Russia’s decision to abandon the Black Sea grain deal could have severe impacts – who will be most affected?

On Sunday, the Turkish ship TQ Samsun departed from the port of Odesa in Ukraine, transporting 23,500 metric tons of corn and 15,300 metric tons of rapeseed to the Netherlands as part of the Black Sea grain deal. While Canada and the U.S. are not major receivers of grain shipments from the Black Sea, experts are warning Canadians to pay attention to the market’s reaction.

On Monday, Russia withdrew from the grain deal, which allowed the passage of ships from Ukrainian ports on the Black Sea carrying food grain shipments. Russia’s decision, according to Kremlin spokesperson Dmitry Peskov, is in response to the country’s demands to have its own food and fertilizer exports recognized. Despite complaining about shipping and insurance restrictions, Russia has shipped record amounts of wheat.

The Black Sea grain deal, brokered by Turkey and the United Nations, was a significant breakthrough for Ukraine, allowing them to export 32.8 million metric tons of grain. More than half of this export went to developing nations, providing crucial food assistance in areas affected by Russia’s invasion. The deal also helped lower the prices of wheat, vegetable oil, and other food commodities.

Russia’s demands include the reconnection of its agricultural bank, Rosselkhozbank, to the SWIFT international payment network. However, United Nations Secretary-General António Guterres has offered alternative solutions, such as allowing the U.S.-based bank JPMorgan Chase to process Russian food grain payments. Despite these efforts, Russia has suspended the Black Sea Grain Initiative, disappointing Guterres.

Ukrainian President Volodymyr Zelenskyy has stated that the deal must continue without Russian participation, emphasizing Ukraine’s role as a food source for millions of people globally. While the impact of the grain deal suspension will be felt in developing countries across Africa and Western Asia, data from the United Nations Black Sea Initiative Joint Coordination Centre reveals that food shipments from the Black Sea were intended for destinations worldwide, including China, Spain, Turkey, and Italy.

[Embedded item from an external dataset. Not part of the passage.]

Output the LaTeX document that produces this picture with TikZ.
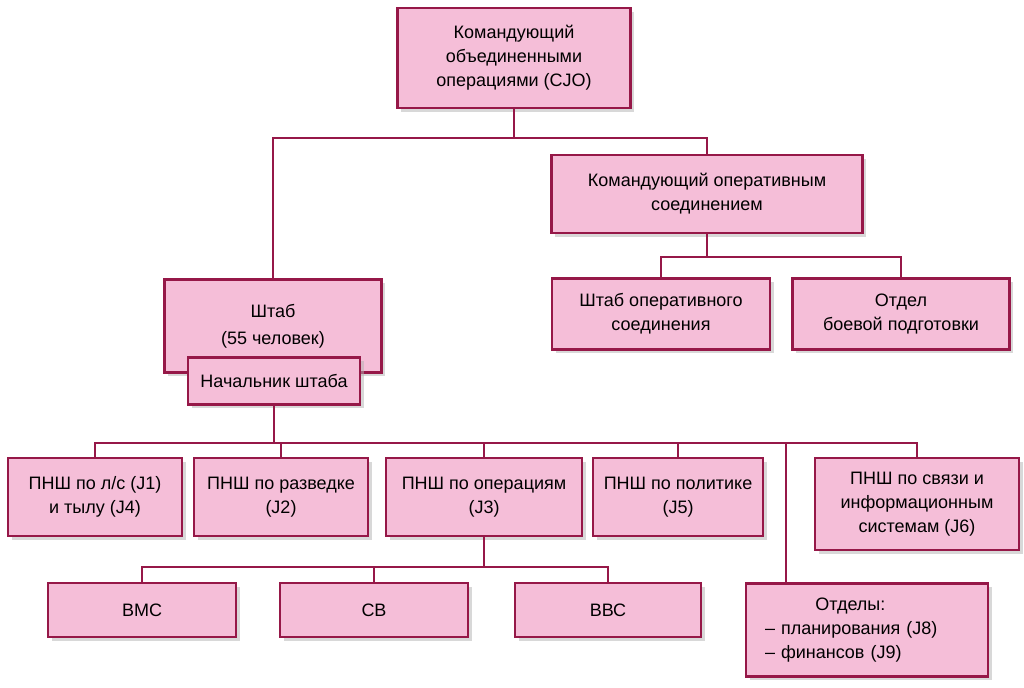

The suspension of the deal raises concerns about the ripple effects on food prices, food donation drives, and inequity in Canada, according to Oxfam Canada. However, it also presents an opportunity to rethink global food production and the reliance on a few breadbaskets. Experts warn that the end of the Black Sea grain deal will worsen global hunger, as highlighted in the UN’s annual report on food security and nutrition. Projections show that the number of chronically undernourished people could increase significantly due to the war in Ukraine.

In terms of its impact on Canadians, concerns arise regarding global food supply systems and potential food inflation if markets react negatively. Ukraine’s reduced exports may also affect aid to the Horn of Africa, where food insecurity, civil conflict, and climate change-related shocks are prevalent. This situation may require increased aid and assistance from Canada and Western countries to prevent a humanitarian crisis in the region.

Overall, the suspension of the Black Sea grain deal has significant implications for global food security and requires careful monitoring of market reactions and potential interventions to address the resulting challenges.